I cannot see that there is already a thread about this.

I have already emailed Jeppesen Europe asking for suggestions.

Trying to download the latest database for the GNS430 to my 2010 MacBook today, I find that Jeppesen has a compulsory update to Jeppesen Download Manager which is not compatible with the OS in my machine which is not, as far as I can judge, suitable for upgrading to current OS.

Why would Jeppesen do this? All that the JDM needs to do is write to a USB stick (their own) so why make it specific to one particular version of OS? This is very poor customer service.

Can anyone offer any suggestions please? One option is to buy a second data card and do the update on a newer machine at home or work but the cards are priced in the knowledge of a captive market so that is also undesirable. The aeroplane is shared so I cannot just leave it without a card for a week while I do the update.

Thanks
JoeFBS

Last Edited by Joe-fbs at 03 Nov 10:34
strip near EGGW

A quite costly solution if you have an iPhone or an iPad : the Bad elf Wombat (https://bad-elf.com/pages/wombat-piston) 250 USD.
It works pretty well for me (G1000 updates).

If your machine really is a 2010 MacBook, it should be compatible with macOS Sierra (10.12) which is the minimum version supported by the latest version of JDM.

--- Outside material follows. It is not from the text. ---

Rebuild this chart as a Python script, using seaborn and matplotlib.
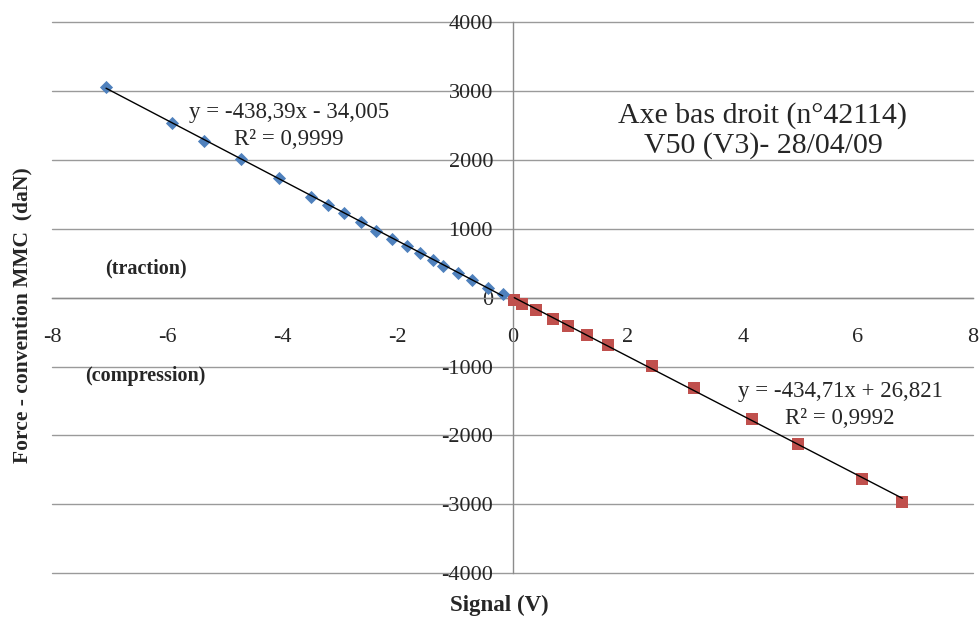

On your machine, what does it say if you click the Apple logo and select ‘About this Mac’

As an aside…

MacOS Catalina
Full Disk Access
For JDM to function and transfer data properly on MacOS 10.15 Catalina and later, add JDM to the Full Disk Access list in Security & Privacy settings. Follow the three steps below to add JDM to the Full Disk Access list. If JDM has been added to your Full Disk Access list, it does not need to be added again when installing future JDM updates.

Why the heck does it need full disk access. That’s just lazy programming.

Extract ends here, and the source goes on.